Far from the traditional sculptures behind ropes in a museum that demands to be looked at, an acoustic sculpture forces you to see with your ears.
For pioneering sound artist Michael Brewster, acoustic sculpture is an environment people can experience, said art history professor Homer Charles Arnold.
“An acoustic sculpture is a sound environment created by filling a space with a series of sound tones, sonic tones. It’s not meant to be music, it’s not meant to be melody. What happens is sound, as it bounces around in space and creates various kinds of acoustic phenomena.
“And what Brewster wanted his audience or his visitors to do is physically move around the gallery space and listen to these different phenomena.”
Brewer’s career began in the 1960s. “Acoustic Sculpture” is a term he coined to describe his larger works that use standing waves to create sound fields.
“Sonic Drawing” is also a term Brewster coined to describe his other major body of work. These are sound devices that, when activated, emit singular noises such as whistles or clicks.
He is known for his self-contained installations, with no beginning or end. The experience is controlled by the viewer.
Arnold said Brewster started doing outdoor installations with a series of flashing lights called turn signals. He transitioned into sound before earning his MFA degree from Pomona College.
Arnold, who was a student of the late artist, said Brewster began exploring the concept of acoustic sculpture and building more complex sound works after Brewster built a sound studio on Navy Street in Venice, which is very close to the ocean.
“He was an amateur engineer. He himself designed and built at least three separate pieces of hardware for his work,” Arnold added, explaining that aside from the turn signals, Brewster himself was the one who built the sound device and pocket synthesizer called Multi for his work.
“[Multi] was a device that he could pre-program and then send to a gallery and the gallery, the person could hang it on the wall and turn it on and it would create the sound work because there was a period in the sixties- ten where Michael was traveling, I think he had 12 shows in about two or three months and that’s a lot.

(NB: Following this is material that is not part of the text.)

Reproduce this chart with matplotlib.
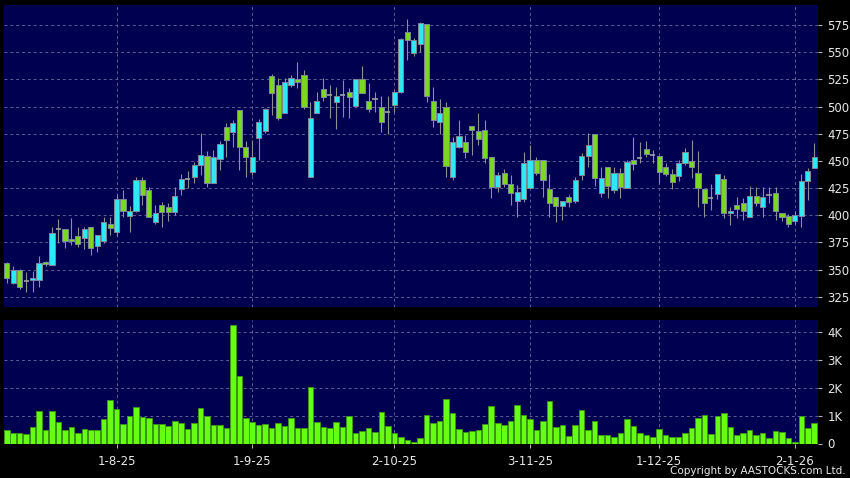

“He probably didn’t have the time or the energy to travel all over the world. So he came up with these little bits of technology to go in his place. And the multi is definitely a piece that did that.
As well as being a great artist and amateur engineer, Arnold considers Brewster a “great teacher”. He learned from the artist when he studied at Claremont Graduate University from 2002 to 2004.
“He didn’t talk about his job. He was very focused on his students and very focused on making our program successful,” he remarked.
Brewster died in June 2016 at the age of 69. To date, his works can be seen at the Museum of Contemporary Art in Los Angeles, the Guggenheim Museum in New York, the Orange County Museum of Art, the San Diego Museum of Contemporary Art, the Giuseppe Panza Collection and private collections.
Three of his sound installations are on permanent display at Villa Panza/FAI in Varese, Italy.
Arnold will talk more about Brewster’s artistic journey and how he invented various technologies to create his works August 13-14 at the “Within Sound: The Acoustic Sculptures of Michael Brewster” exhibit at Mount Wilson Observatory. .
Following his speech, a reception with curators will be held outside the 100-inch dome showcasing Brewster’s artwork.